I remember telling a forum member once I would never need more than 15 w,today I can't see my adv going below 60 I'm glad I have the option to stretch my legs to 200if need be ,as your cape journey progresses ypul b glad you kept your options open

Sent from my V5 using Tapatalk


----------



## jlw777 (17/11/15)

How accurate is this chart? For my Goliath V2, according to the chart. I set my device at 26w which comes to 3.75 volt and when firing it shows 0.7A with a 0.54 ohm coil.

How far can I push it? Very confusing when reading from various websites.


----------



## TheLongTwitch (17/11/15)

@jlw777 
The chart is based off of Ohms law.
However it doesn't take into consideration dual batteries.
(Or your battery + mod specs)

+-3.6-3.7v is your nominal discharge rate and should always produce a cool comfortable vape.
but it is not 100% necessary to stick to this.

I'm @ .23 Ohms, 60watts (just under 4v) and 16amps - I'm still safe to push another 9-13 amps or so.
Once you get a better understanding of Ohms law things will come easier to you

Rather use http://www.steam-engine.org/ohm.asp if you want calculations etc

Reactions: Like 1 | Thanks 1


----------



## TheLongTwitch (17/11/15)

P.S. To better answer your question a little more info is needed...
What mod do you have, what battery/s are you using?


----------



## jlw777 (17/11/15)

TheLongTwitch said:


> @jlw777
> The chart is based off of Ohms law.
> However it doesn't take into consideration dual batteries.
> (Or your battery + mod specs)
> ...


So different mods with different chips can handle the same coil differently?

For example, my mod now takes single 18650 battery and in future, if I get a mod that takes 2 batteries. It is safer to push the wattage up.


----------



## Neal (17/11/15)

TheLongTwitch said:


> @jlw777
> The chart is based off of Ohms law.
> However it doesn't take into consideration dual batteries.
> (Or your battery + mod specs)
> ...



Hello Mate, thanks for link, very, very useful


----------



## TheLongTwitch (17/11/15)

@jlw777 What battery do you currently have in your mod?
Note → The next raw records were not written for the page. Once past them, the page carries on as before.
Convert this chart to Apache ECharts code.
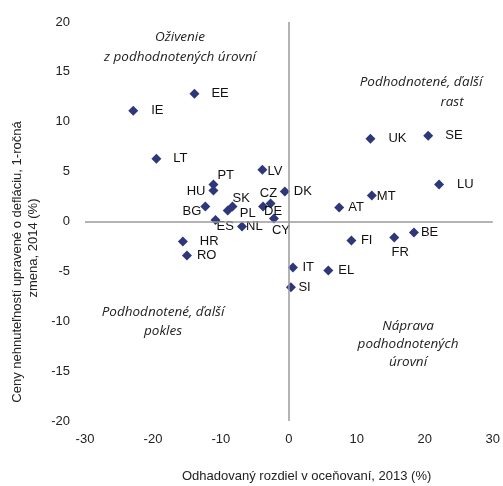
<!DOCTYPE html>
<html>
<head>
<meta charset="utf-8">
<script src="https://cdn.jsdelivr.net/npm/echarts@6/dist/echarts.min.js"></script>
<style>
  html, body { margin: 0; padding: 0; background: #fff; }
  #chart { width: 503px; height: 486px; }
</style>
</head>
<body>
<div id="chart"></div>
<script>
// Country codes
const countries = ['EE','IE','LT','LV','PT','HU','DK','CZ','DE','SK','PL','BG','ES','NL','CY','HR','RO',
                   'UK','SE','LU','MT','AT','BE','FR','FI','IT','EL','SI'];
// Estimated valuation gap, 2013 (%)
const valuationGap = [-13.9,-22.9,-19.5,-3.9,-11.1,-11.1,-0.6,-2.7,-3.8,-8.3,-9.0,-12.3,-10.8,-6.9,-2.2,-15.6,-15.0,
                      12.0,20.5,22.1,12.2,7.4,18.4,15.5,9.2,0.6,5.8,0.3];
// Deflated house prices, y-o-y change, 2014 (%)
const priceChange = [12.8,11.1,6.3,5.2,3.7,3.1,3.0,1.8,1.5,1.5,1.1,1.5,0.15,-0.5,0.3,-2.0,-3.4,
                     8.3,8.6,3.7,2.6,1.4,-1.1,-1.6,-1.9,-4.6,-4.9,-6.6];
// Label placement: [align, dx, dy] relative to the marker centre
const labelPlace = {
  EE:['left',17,0], IE:['left',18,0], LT:['left',17,0], LV:['left',5,1.5], PT:['left',4,-9.5],
  HU:['right',-8,1], DK:['left',9,0], CZ:['center',-2,-10.5], DE:['left',1,5], SK:['left',0,-8.5],
  PL:['left',12,2.5], BG:['right',-4,5], ES:['left',1,6.5], NL:['left',4,0], CY:['center',7,11.5],
  HR:['left',17,0], RO:['left',10,0], UK:['left',18,0], SE:['left',17,0], LU:['left',18,0],
  MT:['left',5,1], AT:['left',9,0], BE:['left',7,0], FR:['center',6,14.5], FI:['left',9.5,0],
  IT:['left',9.5,0], EL:['left',10,0], SI:['left',7.5,0]
};
const xTicks = { min: -30, max: 30, step: 10 };
const yTicks = { min: -20, max: 20, step: 5 };

const points = countries.map((c, i) => {
  const p = labelPlace[c];
  return {
    name: c,
    value: [valuationGap[i], priceChange[i]],
    label: { position: 'inside', align: p[0], verticalAlign: 'middle', offset: [p[1], p[2]] }
  };
});

const chart = echarts.init(document.getElementById('chart'), null, { renderer: 'canvas' });
const font = 'Liberation Sans, Arial, sans-serif';
const noteStyle = { fontFamily: 'Open Sans, sans-serif', fontStyle: 'italic', fontSize: 13.5, fill: '#222', align: 'center', lineHeight: 20 };

chart.setOption({
  animation: false,
  backgroundColor: '#fff',
  grid: { left: 85, right: 8, top: 22, bottom: 65 },
  xAxis: {
    type: 'value', min: xTicks.min, max: xTicks.max, interval: xTicks.step,
    axisLine: { show: false }, axisTick: { show: false }, splitLine: { show: false },
    axisLabel: { fontFamily: font, fontSize: 13, color: '#222', margin: 12 }
  },
  yAxis: {
    type: 'value', min: yTicks.min, max: yTicks.max, interval: yTicks.step,
    axisLine: { show: false }, axisTick: { show: false }, splitLine: { show: false },
    axisLabel: { fontFamily: font, fontSize: 13, color: '#222', margin: 15 }
  },
  series: [{
    type: 'scatter',
    symbol: 'diamond',
    symbolSize: 10,
    itemStyle: { color: '#2E3779', opacity: 1 },
    data: points,
    label: {
      show: true,
      formatter: '{b}',
      fontFamily: font, fontSize: 13, color: '#111'
    },
    markLine: {
      silent: true,
      symbol: 'none',
      label: { show: false },
      lineStyle: { color: '#9a9a9a', width: 1.5, type: 'solid' },
      data: [{ xAxis: 0 }, { yAxis: 0 }]
    },
    z: 3
  }],
  graphic: [
    { type: 'text', left: 182, top: 470,
      style: { text: 'Odhadovaný rozdiel v oceňovaní, 2013 (%)', fontFamily: font, fontSize: 13, fill: '#222' } },
    { type: 'text', x: 17, y: 262, rotation: Math.PI / 2,
      style: { text: 'Ceny nehnuteľností upravené o defláciu, 1-ročná', fontFamily: font, fontSize: 13, fill: '#222', align: 'center', verticalAlign: 'middle' } },
    { type: 'text', x: 33, y: 248, rotation: Math.PI / 2,
      style: { text: 'zmena, 2014 (%)', fontFamily: font, fontSize: 13, fill: '#222', align: 'center', verticalAlign: 'middle' } },
    { type: 'text', x: 180, y: 27,
      style: Object.assign({ text: 'Oživenie\nz podhodnotených úrovní' }, noteStyle) },
    { type: 'text', x: 421, y: 72,
      style: Object.assign({ text: 'Podhodnotené, ďalší' }, noteStyle) },
    { type: 'text', x: 452, y: 92,
      style: Object.assign({ text: 'rast' }, noteStyle) },
    { type: 'text', x: 163, y: 303,
      style: Object.assign({ text: 'Podhodnotené, ďalší\npokles' }, noteStyle, { lineHeight: 19 }) },
    { type: 'text', x: 408, y: 317,
      style: Object.assign({ text: 'Náprava\npodhodnotených\núrovní' }, noteStyle, { lineHeight: 18 }) }
  ]
});
</script>
</body>
</html>
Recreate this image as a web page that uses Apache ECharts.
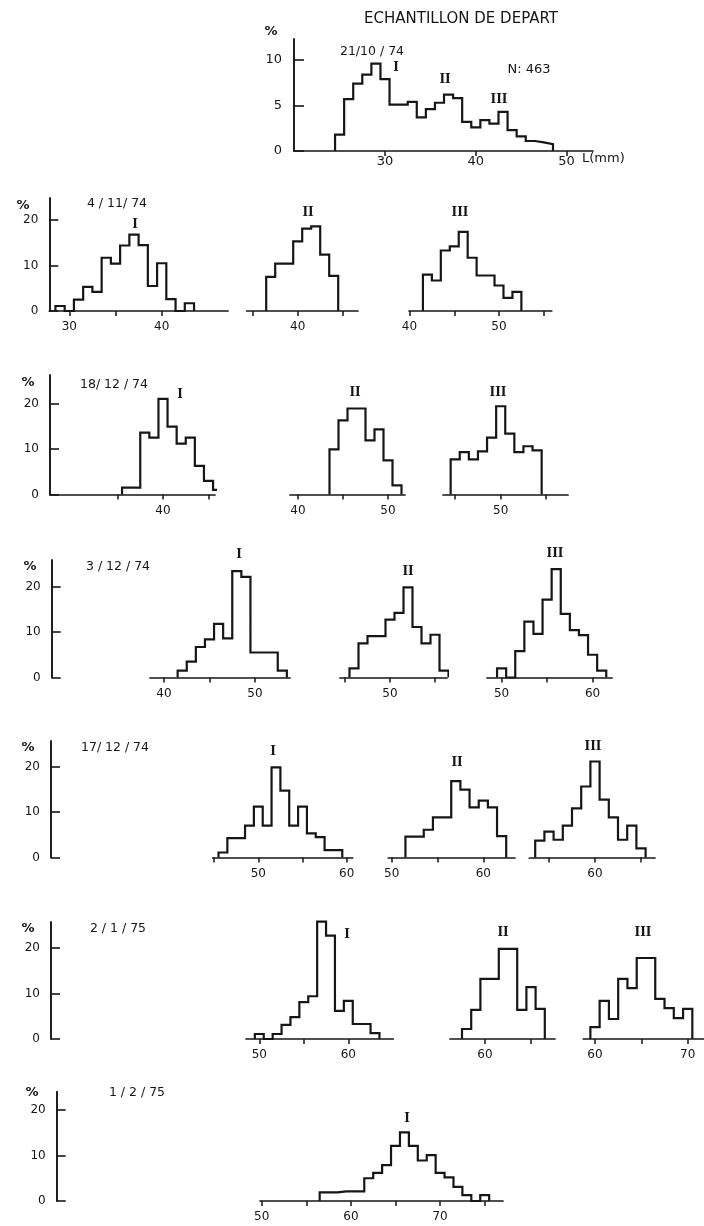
<!DOCTYPE html>
<html><head><meta charset="utf-8">
<script src="https://cdn.jsdelivr.net/npm/echarts@6/dist/echarts.min.js"></script>
<style>html,body{margin:0;padding:0;background:#fff}#c{width:704px;height:1226px}</style>
</head><body><div id="c"></div>
<script>
// ---------- DATA (percent per 1-mm length class; start = lower edge of first class, mm) ----------
const title = 'ECHANTILLON DE DEPART';
const sampleSize = 'N: 463';
const unitLabel = 'L(mm)';
const dates = ['21/10 / 74', '4 / 11/ 74', '18/ 12 / 74', '3 / 12 / 74', '17/ 12 / 74', '2 / 1 / 75', '1 / 2 / 75'];
const cohorts = ['I', 'II', 'III'];

const startTop = 24.5;
const valsTop = [1.8,5.7,7.4,8.4,9.6,7.9,5.1,5.1,5.4,3.7,4.6,5.3,6.2,5.8,3.2,2.6,3.4,3.0,4.3,2.3,1.6,1.1,0.95,0.75];

const start_4_11_I = 28.5;   const vals_4_11_I = [1.1,0,2.5,5.3,4.2,11.7,10.4,14.4,16.8,14.5,5.5,10.5,2.6,0,1.7];
const start_4_11_II = 36.5;  const vals_4_11_II = [7.5,10.4,10.4,15.3,18.1,18.6,12.4,7.7];
const start_4_11_III = 41.5; const vals_4_11_III = [8.0,6.7,13.3,14.2,17.4,11.7,7.8,7.8,5.6,2.9,4.2];

const start_18_12_I = 35.5;  const vals_18_12_I = [1.5,1.5,13.6,12.5,21,14.9,11.2,12.5,6.3,3,1];
const start_18_12_II = 43.5; const vals_18_12_II = [9.9,16.3,18.9,18.9,11.9,14.3,7.5,2];
const start_18_12_III = 44.5;const vals_18_12_III = [7.7,9.3,7.7,9.5,12.5,19.4,13.4,9.3,10.6,9.7];

const start_3_12_I = 41.5;   const vals_3_12_I = [1.5,3.5,6.7,8.4,11.8,8.6,23.4,22.1,5.5,5.5,5.5,1.5];
const start_3_12_II = 45.5;  const vals_3_12_II = [2,7.5,9.1,9.1,12.7,14.2,19.8,11.1,7.5,9.4,1.5];
const start_3_12_III = 49.5; const vals_3_12_III = [2,0,5.8,12.3,9.6,17.1,23.8,14,10.4,9.3,5,1.5];

const start_17_12_I = 45.5;  const vals_17_12_I = [1.1,4.25,4.25,7,11.2,7,19.8,14.7,7,11.2,5.3,4.5,1.6,1.6];
const start_17_12_II = 51.5; const vals_17_12_II = [4.6,4.6,6.1,8.8,8.8,16.8,14.9,11,12.5,11,4.7];
const start_17_12_III = 53.5;const vals_17_12_III = [3.7,5.7,3.9,7,10.8,15.6,21.1,12.7,8.8,3.9,7,2];

const start_2_1_I = 49.5;    const vals_2_1_I = [1.1,0,1.1,3.1,4.8,8.1,9.4,25.8,22.7,6.2,8.4,3.3,3.3,1.3];
const start_2_1_II = 57.5;   const vals_2_1_II = [2.2,6.4,13.2,13.2,19.8,19.8,6.4,11.4,6.6];
const start_2_1_III = 59.5;  const vals_2_1_III = [2.6,8.4,4.4,13.2,11.2,17.8,17.8,8.8,6.8,4.6,6.6];

const start_1_2_I = 56.5;    const vals_1_2_I = [1.9,1.9,2.1,2.1,2.1,5.0,6.2,7.9,12.1,15.1,12.1,8.9,10.1,6.2,5.2,3.1,1.3,0,1.3];

const yTicksTop = [0,5,10];
const yTicksRows = [0,10,20];

// ---------- LAYOUT (pixels) ----------
const INK = '#161616';
const FONT = '"DejaVu Sans", "Liberation Sans", sans-serif';
const KY = 4.55;

const panels = [
  {start:startTop, vals:valsTop, v0:30, p0:385, k:9.08, xa:294, xb:593, base:151, ky:9.1, ymax:12.3, ticks:[30,40,50], labels:[30,40,50], margin:4, fs:13, yAxis:true},
  {start:start_4_11_I, vals:vals_4_11_I, v0:30, p0:69.3, k:9.24, xa:49.3, xb:228, base:311, ticks:[30,35,40], labels:[30,40]},
  {start:start_4_11_II, vals:vals_4_11_II, v0:40, p0:297.7, k:9.0, xa:246.7, xb:358, base:311, ticks:[35,40,45], labels:[40]},
  {start:start_4_11_III, vals:vals_4_11_III, v0:40, p0:409.5, k:8.95, xa:409, xb:551.7, base:311, ticks:[40,45,50,55], labels:[40,50]},
  {start:start_18_12_I, vals:vals_18_12_I, v0:40, p0:163, k:9.1, xa:50, xb:215, base:494.5, ticks:[35,40,45], labels:[40]},
  {start:start_18_12_II, vals:vals_18_12_II, v0:40, p0:298, k:9.0, xa:290, xb:405, base:494.5, ticks:[40,45,50], labels:[40,50]},
  {start:start_18_12_III, vals:vals_18_12_III, v0:50, p0:500.7, k:9.1, xa:443, xb:568, base:494.5, ticks:[45,50,55], labels:[50]},
  {start:start_3_12_I, vals:vals_3_12_I, v0:40, p0:164, k:9.1, xa:150, xb:290, base:677.5, ticks:[40,45,50], labels:[40,50]},
  {start:start_3_12_II, vals:vals_3_12_II, v0:50, p0:390, k:9.0, xa:340, xb:447, base:677.5, ticks:[45,50,55], labels:[50]},
  {start:start_3_12_III, vals:vals_3_12_III, v0:50, p0:501.6, k:9.1, xa:487, xb:612, base:677.5, ticks:[50,55,60], labels:[50,60]},
  {start:start_17_12_I, vals:vals_17_12_I, v0:50, p0:258.3, k:8.84, xa:212.7, xb:352.7, base:857.5, ticks:[45,50,55,60], labels:[50,60]},
  {start:start_17_12_II, vals:vals_17_12_II, v0:50, p0:391.7, k:9.16, xa:388.3, xb:515, base:857.5, ticks:[50,55,60], labels:[50,60]},
  {start:start_17_12_III, vals:vals_17_12_III, v0:60, p0:595, k:9.2, xa:529.3, xb:655, base:857.5, ticks:[55,60,65], labels:[60]},
  {start:start_2_1_I, vals:vals_2_1_I, v0:50, p0:259.3, k:8.9, xa:246, xb:393.3, base:1039, ticks:[50,55,60], labels:[50,60]},
  {start:start_2_1_II, vals:vals_2_1_II, v0:60, p0:485, k:9.2, xa:450, xb:555, base:1039, ticks:[60,65], labels:[60]},
  {start:start_2_1_III, vals:vals_2_1_III, v0:60, p0:595, k:9.27, xa:583.3, xb:704, base:1039, ticks:[60,65,70], labels:[60,70]},
  {start:start_1_2_I, vals:vals_1_2_I, v0:50, p0:261.7, k:8.92, xa:260, xb:503, base:1201, ticks:[50,55,60,65,70,75], labels:[50,60,70]}
];

const rowAxes = [
  {x:49.3, top:198, base:311},
  {x:50, top:375, base:494.5},
  {x:51.7, top:560, base:677.5},
  {x:51, top:741, base:857.5},
  {x:51, top:922, base:1039},
  {x:56.7, top:1091.7, base:1201}
];

const datePos = [[372,52],[117,204],[114,385],[118,567],[115,748],[118,929],[137,1093]];
const pctPos = [[271,32],[23,206],[28,383],[30,567],[28,748],[28,929],[32,1093]];
const romanPos = [
  [0,396,68],[1,445,80],[2,499,100],
  [0,135,225],[1,308,213],[2,460,213],
  [0,180,395],[1,355,393],[2,498,393],
  [0,239,555],[1,408,572],[2,555,554],
  [0,273,752],[1,457,763],[2,593,747],
  [0,347,935],[1,503,933],[2,643,933],
  [0,407,1119]
];

// ---------- BUILD ----------
function outline(start, vals){
  const pts = [[start, 0]];
  vals.forEach((v, i) => { pts.push([start + i, v]); pts.push([start + i + 1, v]); });
  pts.push([start + vals.length, 0]);
  return pts;
}

const grids = [], xAxes = [], yAxes = [], series = [];

panels.forEach(p => {
  const ky = p.ky || KY;
  const ymax = p.ymax || 30;
  const i = grids.length;
  grids.push({left:p.xa, top:p.base - ymax*ky, width:p.xb - p.xa, height:ymax*ky, containLabel:false, outerBoundsMode:'none'});
  xAxes.push({
    type:'value', gridIndex:i,
    min:p.v0 + (p.xa - p.p0)/p.k, max:p.v0 + (p.xb - p.p0)/p.k,
    axisLine:{show:true, onZero:false, lineStyle:{color:INK, width:1.7}},
    axisTick:{show:true, length:5, customValues:p.ticks, lineStyle:{color:INK, width:1.5}},
    axisLabel:{show:true, customValues:p.labels, margin:p.margin || 10, color:INK, fontSize:p.fs || 12, fontFamily:FONT},
    splitLine:{show:false}
  });
  if (p.yAxis) {
    yAxes.push({
      type:'value', gridIndex:i, min:0, max:ymax,
      axisLine:{show:true, lineStyle:{color:INK, width:1.9}},
      axisTick:{show:true, inside:true, length:10, customValues:yTicksTop, lineStyle:{color:INK, width:1.6}},
      axisLabel:{show:true, customValues:yTicksTop, margin:12, color:INK, fontSize:13, fontFamily:FONT},
      splitLine:{show:false}
    });
  } else {
    yAxes.push({type:'value', gridIndex:i, min:0, max:ymax, show:false, splitLine:{show:false}});
  }
  series.push({
    type:'line', xAxisIndex:i, yAxisIndex:i, data:outline(p.start, p.vals),
    symbol:'none', silent:true, clip:false,
    lineStyle:{color:INK, width:2.2, join:'miter'}
  });
});

rowAxes.forEach(r => {
  const i = grids.length;
  grids.push({left:r.x, top:r.top, width:10, height:r.base - r.top, containLabel:false, outerBoundsMode:'none'});
  xAxes.push({type:'value', gridIndex:i, min:0, max:1, show:false});
  yAxes.push({
    type:'value', gridIndex:i, min:0, max:(r.base - r.top)/KY,
    axisLine:{show:true, lineStyle:{color:INK, width:1.9}},
    axisTick:{show:true, inside:true, length:9, customValues:yTicksRows, lineStyle:{color:INK, width:1.6}},
    axisLabel:{show:true, customValues:yTicksRows, margin:11, color:INK, fontSize:12, fontFamily:FONT},
    splitLine:{show:false}
  });
});

const txt = (text, x, y, size, family, weight, align) => ({
  type:'text', x:x, y:y, silent:true,
  style:{text:text, fill:INK, font:(weight || 'normal') + ' ' + size + 'px ' + (family || FONT), align:align || 'center', verticalAlign:'middle'}
});

const graphics = [];
graphics.push(txt(title, 461, 19, 15));
graphics.push(txt(sampleSize, 529, 70, 13));
graphics.push(txt(unitLabel, 582, 159, 13, null, null, 'left'));
dates.forEach((d, i) => graphics.push(txt(d, datePos[i][0], datePos[i][1], 12.5)));
pctPos.forEach(p => graphics.push(txt('%', p[0], p[1], 13, null, 'bold')));
romanPos.forEach(r => graphics.push(txt(cohorts[r[0]], r[1], r[2], 12, '"DejaVu Serif", "Liberation Serif", serif', 'bold')));

const chart = echarts.init(document.getElementById('c'), null, {width:704, height:1226});
chart.setOption({
  backgroundColor:'#ffffff',
  animation:false,
  grid:grids, xAxis:xAxes, yAxis:yAxes, series:series,
  graphic:graphics
});
</script>
</body></html>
Depending on whether your batteries are in series or parallel will depend on the specifics.
But yes...2 batteries do give you more headroom to work with.

The chips do indeed make a difference (step-down / step-up / Pulse Width Modulation / metal compatibility / Temperature Control etc.)
But it is all based on Ohms Law.

The batteries are really the big worry in all devices.
You can easily push a battery beyond it's limits if you are unaware of it's capabilities.

For eg. I'm currently running 2 Smurfs (Samsung 25R)
They are rated at 20 amps, so with 2 of them I can push 30amps+
But that would require me to fire well over 150watts.

@Neal A pleasure bro...That site is pretty much a go-to for all the forum members that do serious builds.
I've even downloaded the app on my mobile devices for quick referencing and safety.

P.S. Nothing wrong with being cautious guys...rather double and then triple check, or ask questions then risk a battery venting.


----------



## jlw777 (17/11/15)

TheLongTwitch said:


> @jlw777 What battery do you currently have in your mod?
> 
> Depending on whether your batteries are in series or parallel will depend on the specifics.
> But yes...2 batteries do give you more headroom to work with.
> ...


Running a green samsung 25R with my evic vt mini. I have bought a xcube 2 with tfv4 tank.

I'm was confusing about limitation between batteryband coils. Now I see that amps is the what one needs to look for.


----------



## TheLongTwitch (17/11/15)

Well they all tie together with Ohms Law.

But yes...the biggy I would say, is definitely your amps.
Amps = The amount of drain.
More amps = more drain per second

Draining too much too quickly will overload a battery.

You can save this for reference on limitations:



Looking at the 25R (Greens) You are safe to push 15A constant firing till the battery is dead.
Only when you reach 20 amps + should you start exercising lots more caution

Reactions: Informative 1


----------



## TheLongTwitch (17/11/15)

P.S. Xcube 2 with 2x 25R's you could basically push 30 amps constant firing without a problem.

Small calculations:
2x Samsung 25R
.25 Ohms @ 200watts = *28.28 amps* (unless I am mistaken)

And you most likely are never going to fire longer than 5 seconds or so at a time.


----------